For anyone confronting a property that’s short on landscaping—and feeling that it’ll be a lifetime before anything substantial can grow—Katherine Kane has reassuring words. “If you get obsessive, you can have a mature garden in 25 years.”

She should know. In 1990, when she and her husband, Olin West, bought their Free Union farm, it was mostly open pasture. “There were none of the tall trees I was used to,” says Kane, who grew up in New York. She loved the mountain views but couldn’t wait to begin filling in the empty spaces around the house with trees and ornamental plantings of all types. “Like Scarlett O’Hara,” she jokes, “I grabbed a handful of dirt, and started planting.”

She’d done very little gardening before then, but had nurtured her creative spirit with serious study of dance and writing. Gardening fed the same urge to “make something out of nothing,” but she found it easier than writing. “Maybe I was an estate gardener in England in another life,” she says. Armed with horticultural bibles by writers like Michael Dirr and Henry Mitchell, Kane “made a life’s study of horticulture. I read and read and read.”

Photo: Katherine Kane
Photo: Katherine Kane

And, of course, she planted. The starting point was a former bullpen just south of the house, where rich, dark soil made a welcoming home for a collection of roses. This formal garden—enclosed by tall boxwoods and marked out in symmetrical beds and gravel walks—is the first in a series of traditional “rooms,” perfectly aligned on a long axis that begins at the house’s kitchen door.

From the clamor of color in the rose garden, a small arched opening leads to the next room: the yew garden, where curving hedges of the dark evergreen shrub, more usually associated with English gardens than the mid-Atlantic, form a lovely and restful space. “You don’t see it in Virginia much; it’s too hot and humid,” says Kane. “But I was determined.” A quiet, minimal fountain—water cascading over a stone sphere—provides a perfect focal point in the center of the yew hedges.

Crabapples mark the corners of this space, and on the far end the yew gives way to peonies, propped up by custom-made metal supports.

Kane often thinks through designs by laying out hose or rope on the ground to mock up the shape of a new bed or the span of a tree. For several years, a proposed reflecting pool beyond the yew garden was marked out this way, and Kane laughs when she relates that she would walk around it, as though it were already full of water. Now it really is, and it gives back images of a goldenrain tree at one end of the garden axis, and mature maples and ashes at the other. “If you fail to put water in your landscape, you’re missing half the world: all the goings-on of the sky,” says Kane.

Photo: Katherine Kane
Photo: Katherine Kane

Two of Kane’s dozens of Japanese maples flank the stone steps up to the final “room”: a butterfly garden, where sedum, butterfly bush, Joe Pye weed and other species beloved by pollinators create a carefully orchestrated profusion of color and texture.
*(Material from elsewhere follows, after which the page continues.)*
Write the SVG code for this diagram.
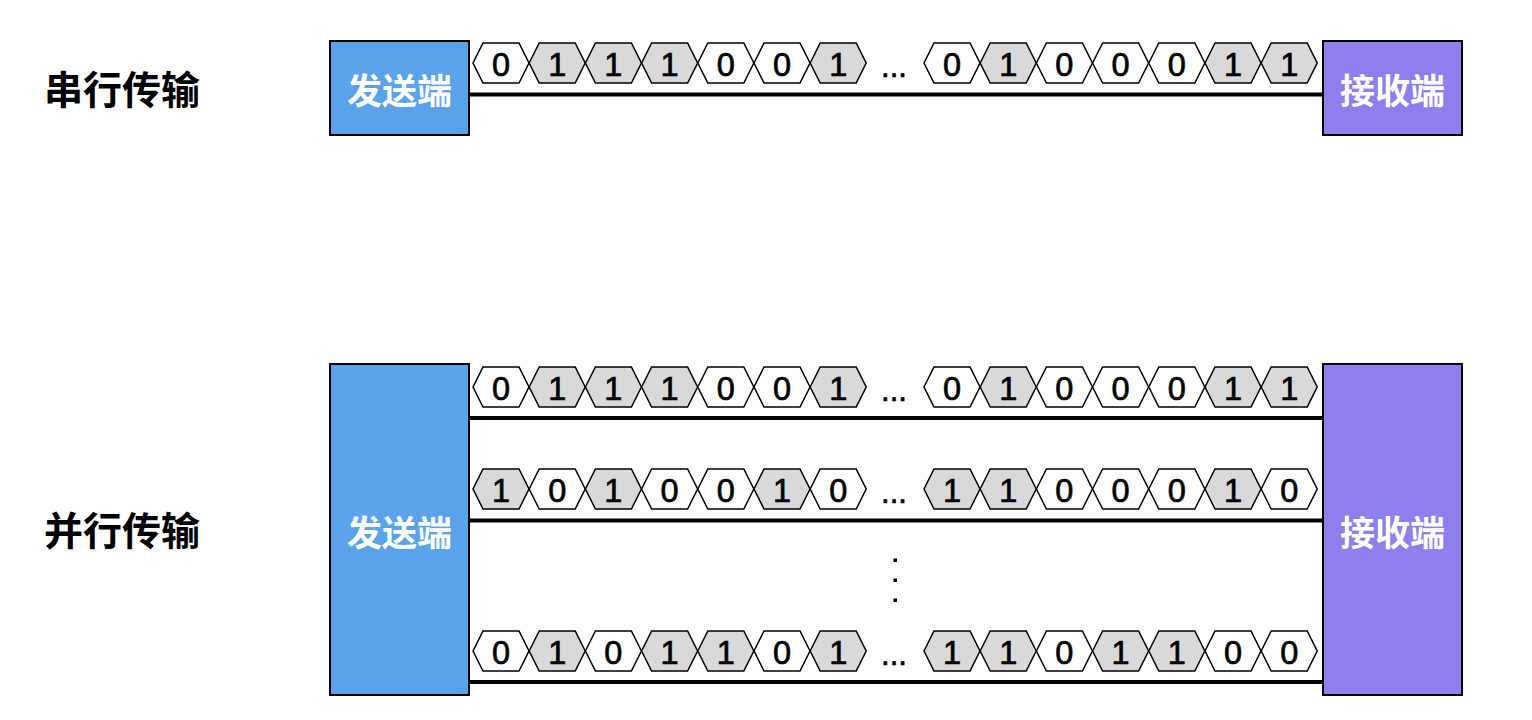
<svg xmlns="http://www.w3.org/2000/svg" xmlns:xlink="http://www.w3.org/1999/xlink" width="1532" height="720" viewBox="0 0 1532 720">
<style>
.title{font-family:"Noto Sans CJK SC","Liberation Sans",sans-serif;font-weight:bold;font-size:39px;fill:#000}
.box-s{fill:#5AA3EA;stroke:#000;stroke-width:2}
.box-r{fill:#8E7FEF;stroke:#000;stroke-width:2}
.boxt{font-family:"Noto Sans CJK SC","Liberation Sans",sans-serif;font-weight:bold;font-size:35px;fill:#fff;text-anchor:middle;dominant-baseline:central}
.hx{stroke:#000;stroke-width:1.5}
.b0{fill:#fff}
.b1{fill:#D9D9D9}
.d{font-family:"Liberation Sans",Arial,sans-serif;font-size:32.5px;fill:#000;stroke:#000;stroke-width:0.7;text-anchor:middle}
.dots{font-family:"Liberation Sans",Arial,sans-serif;font-size:31px;fill:#000;stroke:#000;stroke-width:0.6;text-anchor:middle}
.line{stroke:#000;stroke-width:4;fill:none}
</style>
<defs>
<polygon id="hx" class="hx" points="0,20 10,0 46,0 56,20 46,40 10,40"/>
</defs>

<g id="label-serial"><text class="title" x="44" y="104">串行传输</text></g>
<g id="label-parallel"><text class="title" x="44" y="545">并行传输</text></g>

<g id="connectors">
<line class="line" x1="469" y1="94.5" x2="1323" y2="94.5"/>
<line class="line" x1="469" y1="418" x2="1323" y2="418"/>
<line class="line" x1="469" y1="520.5" x2="1323" y2="520.5"/>
<line class="line" x1="469" y1="682" x2="1323" y2="682"/>
</g>

<g id="sender-serial"><rect class="box-s" x="330" y="41" width="139" height="94"/><text class="boxt" x="399.5" y="88">发送端</text></g>
<g id="receiver-serial"><rect class="box-r" x="1323" y="41" width="139" height="94"/><text class="boxt" x="1392.5" y="88">接收端</text></g>
<g id="sender-parallel"><rect class="box-s" x="330" y="364" width="139" height="331"/><text class="boxt" x="399.5" y="530">发送端</text></g>
<g id="receiver-parallel"><rect class="box-r" x="1323" y="364" width="139" height="331"/><text class="boxt" x="1392.5" y="530">接收端</text></g>

<g id="bits-serial" transform="translate(0,43)">
<use xlink:href="#hx" href="#hx" class="b0" x="473"/><text class="d" x="501" y="33">0</text>
<use xlink:href="#hx" href="#hx" class="b1" x="529.2"/><text class="d" x="557.2" y="33">1</text>
<use xlink:href="#hx" href="#hx" class="b1" x="585.4"/><text class="d" x="613.4" y="33">1</text>
<use xlink:href="#hx" href="#hx" class="b1" x="641.6"/><text class="d" x="669.6" y="33">1</text>
<use xlink:href="#hx" href="#hx" class="b0" x="697.8"/><text class="d" x="725.8" y="33">0</text>
<use xlink:href="#hx" href="#hx" class="b0" x="754"/><text class="d" x="782" y="33">0</text>
<use xlink:href="#hx" href="#hx" class="b1" x="810.2"/><text class="d" x="838.2" y="33">1</text>
<text class="dots" x="894" y="34">...</text>
<use xlink:href="#hx" href="#hx" class="b0" x="924"/><text class="d" x="952" y="33">0</text>
<use xlink:href="#hx" href="#hx" class="b1" x="980.2"/><text class="d" x="1008.2" y="33">1</text>
<use xlink:href="#hx" href="#hx" class="b0" x="1036.4"/><text class="d" x="1064.4" y="33">0</text>
<use xlink:href="#hx" href="#hx" class="b0" x="1092.6"/><text class="d" x="1120.6" y="33">0</text>
<use xlink:href="#hx" href="#hx" class="b0" x="1148.8"/><text class="d" x="1176.8" y="33">0</text>
<use xlink:href="#hx" href="#hx" class="b1" x="1205"/><text class="d" x="1233" y="33">1</text>
<use xlink:href="#hx" href="#hx" class="b1" x="1261.2"/><text class="d" x="1289.2" y="33">1</text>
</g>

<g id="bits-parallel-1" transform="translate(0,367)">
<use xlink:href="#hx" href="#hx" class="b0" x="473"/><text class="d" x="501" y="33">0</text>
<use xlink:href="#hx" href="#hx" class="b1" x="529.2"/><text class="d" x="557.2" y="33">1</text>
<use xlink:href="#hx" href="#hx" class="b1" x="585.4"/><text class="d" x="613.4" y="33">1</text>
<use xlink:href="#hx" href="#hx" class="b1" x="641.6"/><text class="d" x="669.6" y="33">1</text>
<use xlink:href="#hx" href="#hx" class="b0" x="697.8"/><text class="d" x="725.8" y="33">0</text>
<use xlink:href="#hx" href="#hx" class="b0" x="754"/><text class="d" x="782" y="33">0</text>
<use xlink:href="#hx" href="#hx" class="b1" x="810.2"/><text class="d" x="838.2" y="33">1</text>
<text class="dots" x="894" y="34">...</text>
<use xlink:href="#hx" href="#hx" class="b0" x="924"/><text class="d" x="952" y="33">0</text>
<use xlink:href="#hx" href="#hx" class="b1" x="980.2"/><text class="d" x="1008.2" y="33">1</text>
<use xlink:href="#hx" href="#hx" class="b0" x="1036.4"/><text class="d" x="1064.4" y="33">0</text>
<use xlink:href="#hx" href="#hx" class="b0" x="1092.6"/><text class="d" x="1120.6" y="33">0</text>
<use xlink:href="#hx" href="#hx" class="b0" x="1148.8"/><text class="d" x="1176.8" y="33">0</text>
<use xlink:href="#hx" href="#hx" class="b1" x="1205"/><text class="d" x="1233" y="33">1</text>
<use xlink:href="#hx" href="#hx" class="b1" x="1261.2"/><text class="d" x="1289.2" y="33">1</text>
</g>

<g id="bits-parallel-2" transform="translate(0,469)">
<use xlink:href="#hx" href="#hx" class="b1" x="473"/><text class="d" x="501" y="33">1</text>
<use xlink:href="#hx" href="#hx" class="b0" x="529.2"/><text class="d" x="557.2" y="33">0</text>
<use xlink:href="#hx" href="#hx" class="b1" x="585.4"/><text class="d" x="613.4" y="33">1</text>
<use xlink:href="#hx" href="#hx" class="b0" x="641.6"/><text class="d" x="669.6" y="33">0</text>
<use xlink:href="#hx" href="#hx" class="b0" x="697.8"/><text class="d" x="725.8" y="33">0</text>
<use xlink:href="#hx" href="#hx" class="b1" x="754"/><text class="d" x="782" y="33">1</text>
<use xlink:href="#hx" href="#hx" class="b0" x="810.2"/><text class="d" x="838.2" y="33">0</text>
<text class="dots" x="894" y="34">...</text>
<use xlink:href="#hx" href="#hx" class="b1" x="924"/><text class="d" x="952" y="33">1</text>
<use xlink:href="#hx" href="#hx" class="b1" x="980.2"/><text class="d" x="1008.2" y="33">1</text>
<use xlink:href="#hx" href="#hx" class="b0" x="1036.4"/><text class="d" x="1064.4" y="33">0</text>
<use xlink:href="#hx" href="#hx" class="b0" x="1092.6"/><text class="d" x="1120.6" y="33">0</text>
<use xlink:href="#hx" href="#hx" class="b0" x="1148.8"/><text class="d" x="1176.8" y="33">0</text>
<use xlink:href="#hx" href="#hx" class="b1" x="1205"/><text class="d" x="1233" y="33">1</text>
<use xlink:href="#hx" href="#hx" class="b0" x="1261.2"/><text class="d" x="1289.2" y="33">0</text>
</g>

<g id="vdots">
<rect x="893.5" y="558.5" width="3.5" height="3.5" fill="#000"/>
<rect x="893.5" y="578.5" width="3.5" height="3.5" fill="#000"/>
<rect x="893.5" y="598.5" width="3.5" height="3.5" fill="#000"/>
</g>

<g id="bits-parallel-3" transform="translate(0,631)">
<use xlink:href="#hx" href="#hx" class="b0" x="473"/><text class="d" x="501" y="33">0</text>
<use xlink:href="#hx" href="#hx" class="b1" x="529.2"/><text class="d" x="557.2" y="33">1</text>
<use xlink:href="#hx" href="#hx" class="b0" x="585.4"/><text class="d" x="613.4" y="33">0</text>
<use xlink:href="#hx" href="#hx" class="b1" x="641.6"/><text class="d" x="669.6" y="33">1</text>
<use xlink:href="#hx" href="#hx" class="b1" x="697.8"/><text class="d" x="725.8" y="33">1</text>
<use xlink:href="#hx" href="#hx" class="b0" x="754"/><text class="d" x="782" y="33">0</text>
<use xlink:href="#hx" href="#hx" class="b1" x="810.2"/><text class="d" x="838.2" y="33">1</text>
<text class="dots" x="894" y="34">...</text>
<use xlink:href="#hx" href="#hx" class="b1" x="924"/><text class="d" x="952" y="33">1</text>
<use xlink:href="#hx" href="#hx" class="b1" x="980.2"/><text class="d" x="1008.2" y="33">1</text>
<use xlink:href="#hx" href="#hx" class="b0" x="1036.4"/><text class="d" x="1064.4" y="33">0</text>
<use xlink:href="#hx" href="#hx" class="b1" x="1092.6"/><text class="d" x="1120.6" y="33">1</text>
<use xlink:href="#hx" href="#hx" class="b1" x="1148.8"/><text class="d" x="1176.8" y="33">1</text>
<use xlink:href="#hx" href="#hx" class="b0" x="1205"/><text class="d" x="1233" y="33">0</text>
<use xlink:href="#hx" href="#hx" class="b0" x="1261.2"/><text class="d" x="1289.2" y="33">0</text>
</g>
</svg>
Kane estimates that she and her staff have planted thousands of trees, many of them within the eight-acre zone around the house. Some were even moved from woods on the property, but most are species chosen for their ornamental qualities (and, in the case of cryptomeria and loblolly pine, for their quick growth). In the fall, “The Japanese maples are glorious,” she says, and a Parrotia tree, Persian in origin, brings an extraordinary yellow to the mix. Not only the eyes are stimulated: When the leaves of the katsura tree fall, a fragrance of crème brûlée drifts through the air.

Photo: Katherine Kane
Photo: Katherine Kane

From the end of the series of formal gardens, one can stroll back toward the house via a shade walk, sheltered by pines and enlivened at ground level by hostas, rhododendrons and azaleas. A poolhouse, designed by local architect Bahlmann Abbott, features walls mostly composed of screen. It overlooks a pool within a stone surround.

Kane named her property Waterperry Farm, after England’s first horticultural school for women. She hopes to open it to small weddings and events by the end of 2016.

The team’s most recent work has been on the north side of the property, where a “tiny farm pond” has been greatly expanded and is fed by a new waterfall cascading 140′ down the hillside. Around the flowing water, Kane has planted a bog garden studded with rocks and boulders, and featuring Asian-influenced plantings like dwarf Japanese juniper. A collection of conifers occupies beds that dot the slope beyond.

Photo: Katherine Kane
Photo: Katherine Kane

These trees are still relatively small, but the older plantings, in their rich and ever-changing beauty, prove that time is indeed on the gardener’s side.

“One of the most wonderful things about the life of a plant,” says Kane, “and one that differs from our own human species, is that in maturity and age, there’s more and more beauty. I find that comforting.”